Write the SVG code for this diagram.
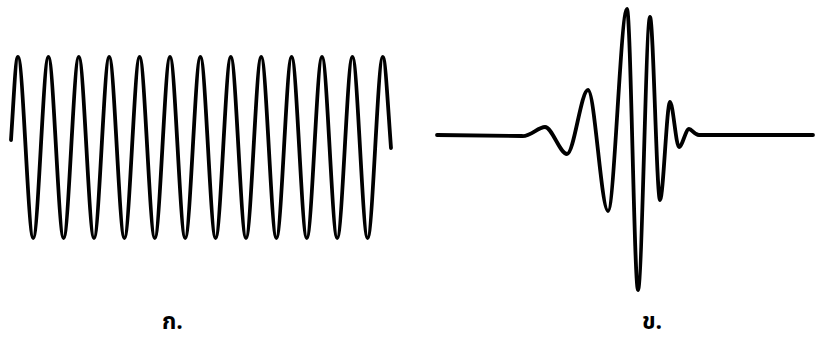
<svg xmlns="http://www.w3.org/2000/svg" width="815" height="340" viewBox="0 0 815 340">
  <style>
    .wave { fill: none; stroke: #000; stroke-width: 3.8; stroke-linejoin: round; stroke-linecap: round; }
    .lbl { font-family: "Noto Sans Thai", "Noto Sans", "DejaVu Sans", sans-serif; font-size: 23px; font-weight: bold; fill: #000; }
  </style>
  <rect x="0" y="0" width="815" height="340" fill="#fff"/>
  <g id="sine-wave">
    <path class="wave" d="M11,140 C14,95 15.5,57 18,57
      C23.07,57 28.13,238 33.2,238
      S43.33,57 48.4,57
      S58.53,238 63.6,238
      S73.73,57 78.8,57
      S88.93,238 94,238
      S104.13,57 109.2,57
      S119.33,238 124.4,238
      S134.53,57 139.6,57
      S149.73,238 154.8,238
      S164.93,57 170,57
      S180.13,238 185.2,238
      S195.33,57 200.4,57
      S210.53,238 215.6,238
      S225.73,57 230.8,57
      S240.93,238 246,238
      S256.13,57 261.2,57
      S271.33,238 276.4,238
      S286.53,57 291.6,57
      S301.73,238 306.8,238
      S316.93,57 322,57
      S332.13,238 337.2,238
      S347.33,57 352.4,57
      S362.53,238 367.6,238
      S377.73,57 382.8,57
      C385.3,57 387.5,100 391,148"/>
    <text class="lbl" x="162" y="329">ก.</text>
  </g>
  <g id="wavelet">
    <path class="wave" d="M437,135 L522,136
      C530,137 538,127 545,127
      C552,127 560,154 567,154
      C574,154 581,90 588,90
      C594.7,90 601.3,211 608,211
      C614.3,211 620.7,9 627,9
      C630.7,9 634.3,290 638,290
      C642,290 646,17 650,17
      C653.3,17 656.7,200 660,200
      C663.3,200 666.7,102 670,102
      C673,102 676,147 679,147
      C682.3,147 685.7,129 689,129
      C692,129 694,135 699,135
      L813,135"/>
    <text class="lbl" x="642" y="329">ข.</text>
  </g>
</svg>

- [Prompt]: Copy out each line exactly, without the pictures.

- [Exercise response]:
Write the SVG code for this diagram.
<svg xmlns="http://www.w3.org/2000/svg" width="815" height="340" viewBox="0 0 815 340">
  <style>
    .wave { fill: none; stroke: #000; stroke-width: 3.8; stroke-linejoin: round; stroke-linecap: round; }
    .lbl { font-family: "Noto Sans Thai", "Noto Sans", "DejaVu Sans", sans-serif; font-size: 23px; font-weight: bold; fill: #000; }
  </style>
  <rect x="0" y="0" width="815" height="340" fill="#fff"/>
  <g id="sine-wave">
    <path class="wave" d="M11,140 C14,95 15.5,57 18,57
      C23.07,57 28.13,238 33.2,238
      S43.33,57 48.4,57
      S58.53,238 63.6,238
      S73.73,57 78.8,57
      S88.93,238 94,238
      S104.13,57 109.2,57
      S119.33,238 124.4,238
      S134.53,57 139.6,57
      S149.73,238 154.8,238
      S164.93,57 170,57
      S180.13,238 185.2,238
      S195.33,57 200.4,57
      S210.53,238 215.6,238
      S225.73,57 230.8,57
      S240.93,238 246,238
      S256.13,57 261.2,57
      S271.33,238 276.4,238
      S286.53,57 291.6,57
      S301.73,238 306.8,238
      S316.93,57 322,57
      S332.13,238 337.2,238
      S347.33,57 352.4,57
      S362.53,238 367.6,238
      S377.73,57 382.8,57
      C385.3,57 387.5,100 391,148"/>
    <text class="lbl" x="162" y="329">ก.</text>
  </g>
  <g id="wavelet">
    <path class="wave" d="M437,135 L522,136
      C530,137 538,127 545,127
      C552,127 560,154 567,154
      C574,154 581,90 588,90
      C594.7,90 601.3,211 608,211
      C614.3,211 620.7,9 627,9
      C630.7,9 634.3,290 638,290
      C642,290 646,17 650,17
      C653.3,17 656.7,200 660,200
      C663.3,200 666.7,102 670,102
      C673,102 676,147 679,147
      C682.3,147 685.7,129 689,129
      C692,129 694,135 699,135
      L813,135"/>
    <text class="lbl" x="642" y="329">ข.</text>
  </g>
</svg>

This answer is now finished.